On March 2, 2007, the Bluffton University baseball team was traveling from Ohio to Florida for a tournament during the university’s spring break. While attempting to exit Interstate 75 in Atlanta, the team’s chartered bus fell off an overpass and landed on its side on the road below. The crash resulted in the deaths of five members of the baseball team, the driver and his wife, and numerous injuries to the other 33 passengers.
According to the American Bus Association, there were over 750 million passenger trips by motorcoach in 2007 covering more than 60 billion miles. Despite an increase in ridership and a lengthy list of motorcoach safety improvements suggested by the National Transportation Safety Board, the U.S. Department of Transportation lacks the ability to implement many basic passenger safety protections. This includes safety belts, crush-resistant roofs, and stronger windows.
The Motorcoach Enhanced Safety Act of 2009, which Brown and Hutchison will introduce this week when the Senate reconvenes, would require DOT to make much-needed upgrades to federal safety standards for motorcoaches, increase driver operating standards and training requirements, and implement important safety-enhancing technologies.
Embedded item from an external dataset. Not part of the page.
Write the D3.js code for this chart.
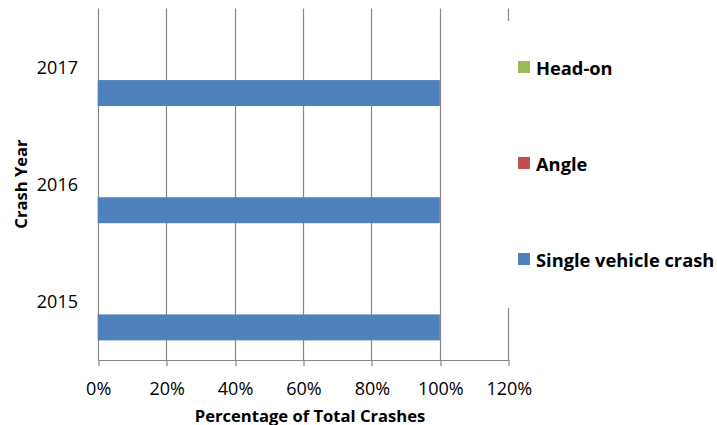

Specifically, the bipartisan legislation would require:
- Safety belts and stronger seating systems to ensure occupants stay in their seats in a crash.
- Anti-ejection glazing on windows to prevent passengers from being easily thrown outside the motorcoach.
- Strong, crush-resistant roofs that can withstand rollovers.
- Improved protection against fires by reducing flammability of the motorcoach interior, and better training for operators in the case of fire.
- Improved commercial driver training. Currently, no training is required by federal regulation.
- Electronic On-Board Recorders (EOBRs) with real-time capabilities to track precise vehicle location, and recorded data not accessible to manipulation by a driver or motor carrier.
Brown and Hutchison’s legislation is an expansion of legislation they introduced in 2007. The Senate Subcommittee on Surface Transportation and Merchant Marine Infrastructure, Safety, and Security held an oversight hearing on bus safety in September 2008.